>> Start Records
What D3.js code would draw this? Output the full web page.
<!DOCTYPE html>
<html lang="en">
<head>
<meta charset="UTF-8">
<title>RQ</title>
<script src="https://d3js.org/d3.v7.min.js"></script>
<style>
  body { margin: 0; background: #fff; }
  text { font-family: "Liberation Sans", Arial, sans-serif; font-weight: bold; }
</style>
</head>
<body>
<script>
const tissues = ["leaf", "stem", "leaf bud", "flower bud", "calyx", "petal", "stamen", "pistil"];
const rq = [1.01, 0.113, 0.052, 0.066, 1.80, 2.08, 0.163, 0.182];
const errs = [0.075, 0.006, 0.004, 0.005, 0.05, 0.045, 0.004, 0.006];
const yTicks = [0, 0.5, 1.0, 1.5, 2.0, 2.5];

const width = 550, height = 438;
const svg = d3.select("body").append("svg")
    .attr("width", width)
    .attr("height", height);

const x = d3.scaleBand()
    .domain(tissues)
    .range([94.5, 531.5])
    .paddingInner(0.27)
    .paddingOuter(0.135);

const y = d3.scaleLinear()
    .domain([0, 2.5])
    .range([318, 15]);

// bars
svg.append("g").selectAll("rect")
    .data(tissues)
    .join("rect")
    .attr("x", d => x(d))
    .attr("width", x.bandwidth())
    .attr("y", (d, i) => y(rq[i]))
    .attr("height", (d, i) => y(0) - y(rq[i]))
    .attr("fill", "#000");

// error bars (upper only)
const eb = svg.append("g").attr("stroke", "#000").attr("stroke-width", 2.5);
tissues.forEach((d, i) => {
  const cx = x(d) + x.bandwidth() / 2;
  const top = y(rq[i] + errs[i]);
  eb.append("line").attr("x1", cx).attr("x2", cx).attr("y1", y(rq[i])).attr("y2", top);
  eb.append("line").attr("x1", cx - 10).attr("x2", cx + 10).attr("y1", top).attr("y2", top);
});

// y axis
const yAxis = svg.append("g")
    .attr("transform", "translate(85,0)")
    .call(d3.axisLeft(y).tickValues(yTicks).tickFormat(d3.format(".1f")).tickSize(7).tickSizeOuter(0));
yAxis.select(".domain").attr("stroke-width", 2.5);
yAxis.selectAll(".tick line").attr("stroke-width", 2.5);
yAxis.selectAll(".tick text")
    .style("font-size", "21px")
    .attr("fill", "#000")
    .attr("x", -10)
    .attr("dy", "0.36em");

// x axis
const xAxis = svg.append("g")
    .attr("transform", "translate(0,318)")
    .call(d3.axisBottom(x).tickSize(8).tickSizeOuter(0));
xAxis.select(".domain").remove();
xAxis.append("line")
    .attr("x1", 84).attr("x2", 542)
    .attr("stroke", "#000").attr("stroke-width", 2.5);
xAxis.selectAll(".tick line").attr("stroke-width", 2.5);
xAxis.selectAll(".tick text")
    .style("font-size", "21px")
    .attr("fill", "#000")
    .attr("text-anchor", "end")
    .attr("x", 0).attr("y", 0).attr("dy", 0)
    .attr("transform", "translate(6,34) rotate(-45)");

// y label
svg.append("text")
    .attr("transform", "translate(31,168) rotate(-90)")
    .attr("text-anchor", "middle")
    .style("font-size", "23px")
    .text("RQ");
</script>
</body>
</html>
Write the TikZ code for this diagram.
>> End Records
>> Start Records
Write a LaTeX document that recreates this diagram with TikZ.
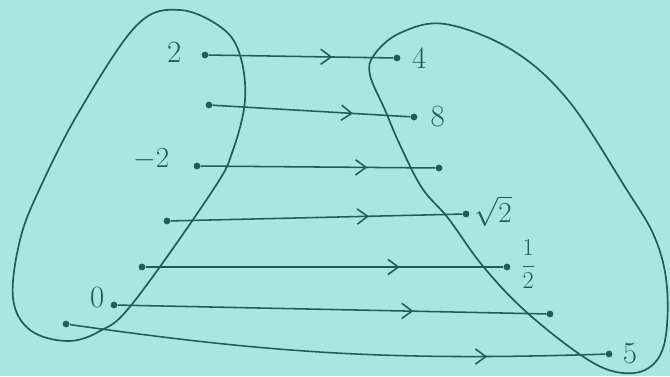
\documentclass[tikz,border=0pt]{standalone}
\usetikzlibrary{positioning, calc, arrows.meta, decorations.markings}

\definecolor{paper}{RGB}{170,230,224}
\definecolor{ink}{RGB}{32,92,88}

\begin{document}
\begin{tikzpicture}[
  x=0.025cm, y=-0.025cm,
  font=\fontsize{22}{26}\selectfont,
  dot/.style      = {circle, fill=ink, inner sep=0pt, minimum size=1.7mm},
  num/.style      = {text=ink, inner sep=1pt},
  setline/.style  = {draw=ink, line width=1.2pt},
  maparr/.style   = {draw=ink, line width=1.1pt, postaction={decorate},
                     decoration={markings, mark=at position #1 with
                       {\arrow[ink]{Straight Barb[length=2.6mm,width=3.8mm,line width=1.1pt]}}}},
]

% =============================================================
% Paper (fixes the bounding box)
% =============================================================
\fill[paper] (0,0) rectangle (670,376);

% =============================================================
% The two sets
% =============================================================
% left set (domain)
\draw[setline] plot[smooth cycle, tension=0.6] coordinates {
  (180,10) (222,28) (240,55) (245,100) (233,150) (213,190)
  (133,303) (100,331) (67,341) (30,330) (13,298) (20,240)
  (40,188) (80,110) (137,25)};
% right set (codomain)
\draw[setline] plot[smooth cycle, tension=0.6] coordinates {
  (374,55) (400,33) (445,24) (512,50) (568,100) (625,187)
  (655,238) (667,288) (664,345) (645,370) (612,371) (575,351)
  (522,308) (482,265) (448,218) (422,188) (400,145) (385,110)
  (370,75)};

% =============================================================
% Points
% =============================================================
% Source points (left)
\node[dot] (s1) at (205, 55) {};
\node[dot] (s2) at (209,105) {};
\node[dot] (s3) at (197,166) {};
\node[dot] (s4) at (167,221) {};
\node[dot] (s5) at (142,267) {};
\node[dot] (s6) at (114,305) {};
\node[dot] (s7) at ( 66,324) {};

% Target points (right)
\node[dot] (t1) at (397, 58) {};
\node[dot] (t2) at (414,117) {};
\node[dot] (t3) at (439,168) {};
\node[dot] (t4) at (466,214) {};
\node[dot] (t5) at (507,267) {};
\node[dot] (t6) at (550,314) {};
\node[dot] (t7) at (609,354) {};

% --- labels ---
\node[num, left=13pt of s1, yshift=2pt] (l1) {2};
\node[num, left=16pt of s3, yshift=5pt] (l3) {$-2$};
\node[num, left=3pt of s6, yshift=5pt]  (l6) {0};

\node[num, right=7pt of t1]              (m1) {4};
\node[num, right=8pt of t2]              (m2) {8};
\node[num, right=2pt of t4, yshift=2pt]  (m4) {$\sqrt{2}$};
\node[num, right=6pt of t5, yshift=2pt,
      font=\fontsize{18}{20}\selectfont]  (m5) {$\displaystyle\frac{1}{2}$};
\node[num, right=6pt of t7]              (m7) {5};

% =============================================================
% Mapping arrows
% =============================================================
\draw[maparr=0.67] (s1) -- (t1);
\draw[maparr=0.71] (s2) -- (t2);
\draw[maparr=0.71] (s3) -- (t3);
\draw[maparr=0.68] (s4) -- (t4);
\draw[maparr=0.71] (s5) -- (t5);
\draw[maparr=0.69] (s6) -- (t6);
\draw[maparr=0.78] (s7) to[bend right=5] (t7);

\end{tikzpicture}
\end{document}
>> End Records
What to do:
Above are the records; print exactly the lines from the line with "What D3.js code" to the line with "const yTicks = [0, 0.5, 1.0, 1.5, 2.0, 2.5];", including both, and nothing else.

Written solution:
What D3.js code would draw this? Output the full web page.
<!DOCTYPE html>
<html lang="en">
<head>
<meta charset="UTF-8">
<title>RQ</title>
<script src="https://d3js.org/d3.v7.min.js"></script>
<style>
  body { margin: 0; background: #fff; }
  text { font-family: "Liberation Sans", Arial, sans-serif; font-weight: bold; }
</style>
</head>
<body>
<script>
const tissues = ["leaf", "stem", "leaf bud", "flower bud", "calyx", "petal", "stamen", "pistil"];
const rq = [1.01, 0.113, 0.052, 0.066, 1.80, 2.08, 0.163, 0.182];
const errs = [0.075, 0.006, 0.004, 0.005, 0.05, 0.045, 0.004, 0.006];
const yTicks = [0, 0.5, 1.0, 1.5, 2.0, 2.5];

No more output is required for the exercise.